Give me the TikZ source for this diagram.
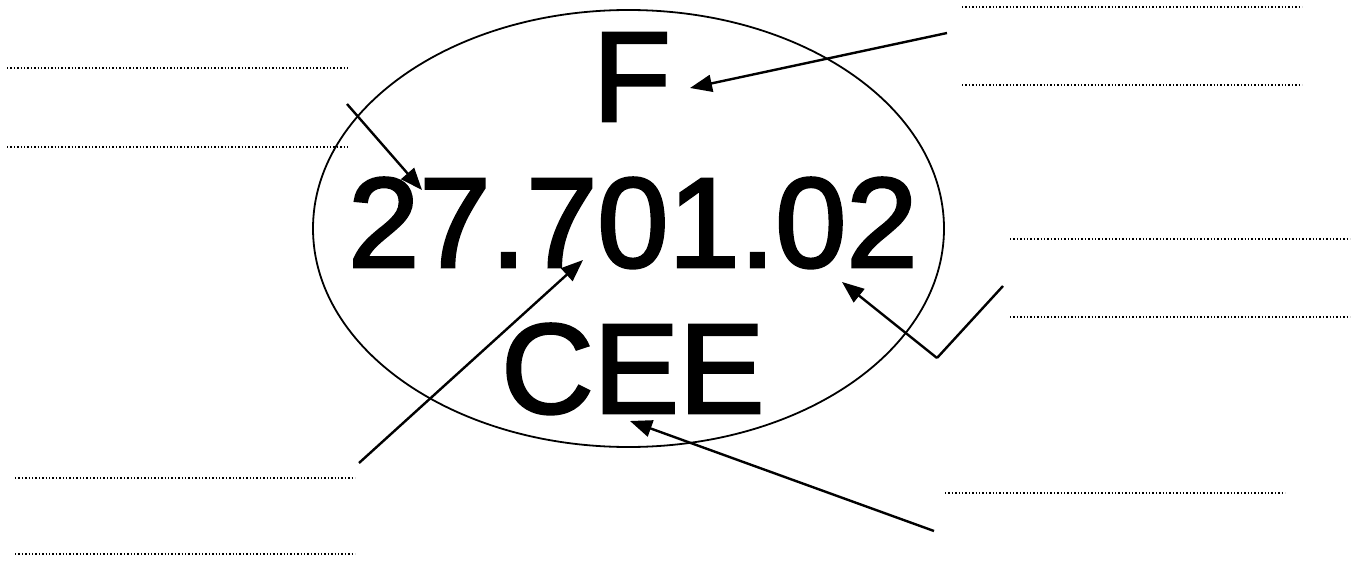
\documentclass[tikz,border=0pt]{standalone}
\usepackage{fontspec}
\setmainfont{Liberation Sans}
\newfontfamily\bigfont{Liberation Sans}[FakeBold=2.2]
\usetikzlibrary{arrows.meta}
\begin{document}
\begin{tikzpicture}[x=1pt,y=-1pt,
  bigtext/.style={inner sep=0pt,anchor=base west,font=\bigfont\fontsize{128}{128}\selectfont},
  pointer/.style={line width=2.4pt,-{Triangle[length=22pt,width=17pt]}},
  plainline/.style={line width=2.4pt},
  dotline/.style={line width=1.5pt,dash pattern=on 1.3pt off 2.1pt},
  oval/.style={line width=1.8pt}]
\useasboundingbox (0,0) rectangle (1359,567);
% ellipse
\draw[oval] (628.5,228.5) ellipse [x radius=315.5, y radius=218.5];
% texts
\node[bigtext] (F) at (592.5,121) {F};
\node[bigtext] (num) at (348,267) {27.701.02};
\node[bigtext] (cee) at (501,413) {CEE};
% dotted lines
\draw[dotline] (7,68) -- (348,68);
\draw[dotline] (7,147) -- (348,147);
\draw[dotline] (15,478) -- (355,478);
\draw[dotline] (15,554) -- (355,554);
\draw[dotline] (962,7) -- (1302,7);
\draw[dotline] (962,85) -- (1302,85);
\draw[dotline] (1010,239) -- (1350,239);
\draw[dotline] (1010,317) -- (1350,317);
\draw[dotline] (945,493) -- (1285,493);
% arrow coordinates
\coordinate (sF) at (947,33);
\coordinate (tF) at (690,88);
\coordinate (s2) at (347,104);
\coordinate (t2) at (422,190);
\coordinate (s7) at (359,463);
\coordinate (t7) at (583,260);
\coordinate (s02) at (1003,286);
\coordinate (v02) at (937,358);
\coordinate (t02) at (842,282);
\coordinate (sC) at (934,531);
\coordinate (tC) at (630,421);
% arrows
\draw[pointer] (sF) -- (tF);
\draw[pointer] (s2) -- (t2);
\draw[pointer] (s7) -- (t7);
\draw[plainline] (s02) -- (v02);
\draw[pointer] (v02) -- (t02);
\draw[pointer] (sC) -- (tC);
\end{tikzpicture}
\end{document}
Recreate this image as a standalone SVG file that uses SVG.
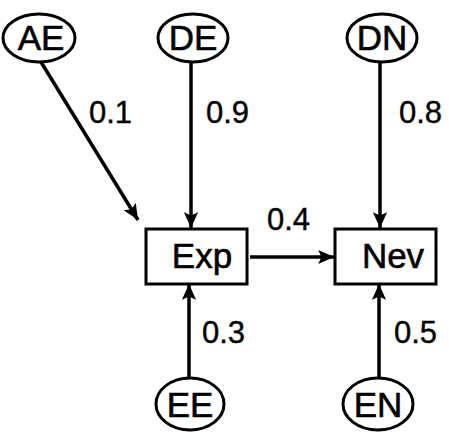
<svg xmlns="http://www.w3.org/2000/svg" width="449" height="432" viewBox="0 0 449 432">
  <style>
    .node ellipse, .node rect { fill: #fff; stroke: #000; stroke-width: 3; }
    .node text { font-family: "Liberation Sans", Arial, sans-serif; font-size: 35px; text-anchor: middle; fill: #000; stroke: #000; stroke-width: 0.6; }
    .edges line { stroke: #000; stroke-width: 3.5; marker-end: url(#arrow); }
    .lbl { font-family: "Liberation Sans", Arial, sans-serif; font-size: 31px; fill: #000; stroke: #000; stroke-width: 0.4; }
  </style>
  <defs>
    <marker id="arrow" viewBox="0 0 10 10" refX="10" refY="5" markerWidth="4.5" markerHeight="4.5" orient="auto" markerUnits="strokeWidth">
      <path d="M0,0.5 L10,5 L0,9.5 L2,5 z" fill="#000"/>
    </marker>
  </defs>
  <rect width="449" height="432" fill="#fff"/>

  <g class="edges">
    <line x1="41" y1="62" x2="138" y2="220"/>
    <line x1="191" y1="62" x2="191" y2="228"/>
    <line x1="380" y1="62" x2="380" y2="228"/>
    <line x1="250" y1="257" x2="334" y2="257"/>
    <line x1="189" y1="378" x2="189" y2="284"/>
    <line x1="379" y1="378" x2="379" y2="284"/>
    <text class="lbl" x="89" y="123">0.1</text>
    <text class="lbl" x="206" y="123">0.9</text>
    <text class="lbl" x="399" y="123">0.8</text>
    <text class="lbl" x="267" y="230">0.4</text>
    <text class="lbl" x="202" y="343">0.3</text>
    <text class="lbl" x="394" y="343">0.5</text>
  </g>

  <g id="AE" class="node"><ellipse cx="39" cy="38" rx="36" ry="24"/><text x="41" y="50">AE</text></g>
  <g id="DE" class="node"><ellipse cx="193" cy="38" rx="35" ry="24"/><text x="193" y="50">DE</text></g>
  <g id="DN" class="node"><ellipse cx="382" cy="38" rx="35" ry="24"/><text x="382" y="50">DN</text></g>
  <g id="Exp" class="node"><rect x="146" y="229" width="101" height="55"/><text x="202" y="268">Exp</text></g>
  <g id="Nev" class="node"><rect x="335" y="229" width="101" height="55"/><text x="393" y="268">Nev</text></g>
  <g id="EE" class="node"><ellipse cx="190" cy="404" rx="34" ry="26"/><text x="190" y="417">EE</text></g>
  <g id="EN" class="node"><ellipse cx="378" cy="404" rx="35" ry="26"/><text x="378" y="417">EN</text></g>
</svg>
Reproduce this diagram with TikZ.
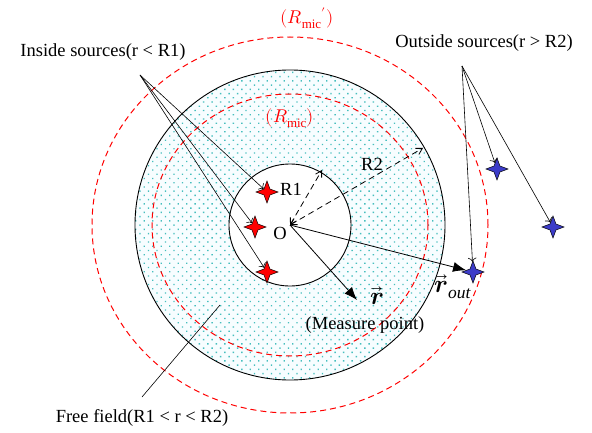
\documentclass[tikz,border=0pt]{standalone}
\usepackage{fontspec}
\usepackage{unicode-math}
\setmainfont{Liberation Serif}
\usetikzlibrary{shapes.geometric,arrows.meta,patterns.meta}
\definecolor{srcblue}{RGB}{60,60,200}
\definecolor{dotcyan}{RGB}{70,190,190}
\tikzset{
  src/.style={star, star points=4, star point ratio=2.6, minimum size=22pt, inner sep=0pt, draw=black, line width=0.5pt},
  insrc/.style={src, fill=red},
  outsrc/.style={src, fill=srcblue},
  micline/.style={red, dash pattern=on 6pt off 4pt, line width=1pt},
  radline/.style={{Straight Barb[length=6pt,width=7pt]}-{Straight Barb[length=6pt,width=7pt]}, dash pattern=on 6pt off 4pt, line width=0.8pt},
  srcline/.style={-{To[length=4pt]}, line width=0.6pt},
  vecarrow/.style={-{Latex[length=13pt,width=10pt]}, line width=0.8pt},
  lbl/.style={inner sep=0pt, font=\fontsize{18.5}{21}\selectfont},
  veclbl/.style={inner sep=0pt, font=\fontsize{25}{28}\selectfont},
}
\begin{document}
\begin{tikzpicture}[x=1pt,y=-1pt]
  \useasboundingbox (0,0) rectangle (592,433);
  \coordinate (O) at (290,225);
  % free field (dotted annulus)
  \fill[even odd rule, cyan!3] (O) circle (155pt) (O) circle (61pt);
  \fill[even odd rule, pattern={Dots[distance=6pt,radius=0.95pt,angle=45]}, pattern color=dotcyan] (O) circle (155pt) (O) circle (61pt);
  % R1 and R2 circles
  \draw[line width=0.9pt] (O) circle (155pt);
  \draw[line width=0.9pt] (O) circle (61pt);
  % microphone radii
  \draw[micline] (O) ellipse [x radius=138pt, y radius=131pt];
  \draw[micline] (O) ellipse [x radius=198pt, y radius=188pt];
  % sources
  \foreach \n/\x/\y in {ra/267/192, rb/255/227, rc/267/272} { \node[insrc] (\n) at (\x,\y) {}; }
  \foreach \n/\x/\y in {ba/497/169, bb/553/227, bc/473/272} { \node[outsrc] (\n) at (\x,\y) {}; }
  % pointers to the sources
  \coordinate (ins) at (140,75);
  \coordinate (outs) at (462,66);
  \foreach \n in {ra,rb,rc} { \draw[srcline] (ins) -- (\n); }
  \foreach \n in {ba,bb,bc} { \draw[srcline] (outs) -- (\n); }
  % radii and vectors
  \coordinate (r1end) at (322,170);
  \coordinate (r2end) at (423,148);
  \coordinate (mp) at (357,300);
  \draw[radline] (O) -- (r1end);
  \draw[radline] (O) -- (r2end);
  \draw[vecarrow] (O) -- (mp);
  \draw[vecarrow] (O) -- (bc);
  % free field pointer
  \coordinate (ffa) at (142,397);
  \coordinate (ffb) at (220,305);
  \draw[line width=0.6pt] (ffa) -- (ffb);
  % labels
  \node[lbl, red] (micout) at (307,18) {$(R_{\mathrm{mic}}{}')$};
  \node[lbl, red] (micin) at (290,118) {$(R_{\mathrm{mic}})$};
  \node[lbl] (intxt) at (103,52) {Inside sources(r < R1)};
  \node[lbl] (outtxt) at (484,43) {Outside sources(r > R2)};
  \node[lbl] (r1txt) at (291,189) {R1};
  \node[lbl] (r2txt) at (372,164) {R2};
  \node[lbl] (otxt) at (280,233) {O};
  \node[veclbl] (rtxt) at (377,296) {$\vec{\symbfit{r}}$};
  \node[veclbl] (routtxt) at (453,287) {$\vec{\symbfit{r}}_{\mathit{out}}$};
  \node[lbl] (meastxt) at (365,325) {(Measure point)};
  \node[lbl] (freetxt) at (142,418) {Free field(R1 < r < R2)};
\end{tikzpicture}
\end{document}
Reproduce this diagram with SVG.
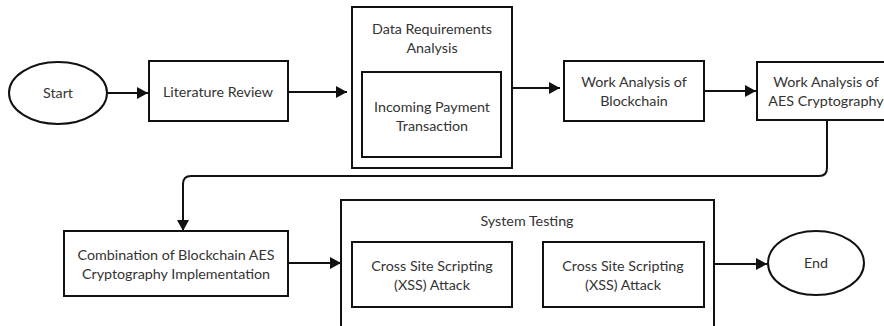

====================

Search the listing for the word "this". Copy every line in which it occurs.

EXERCISE OUTPUT –
Give me the TikZ source for this diagram.
Recreate this image as a standalone SVG file that uses SVG.
Reproduce this diagram with TikZ.
Reproduce this diagram with SVG.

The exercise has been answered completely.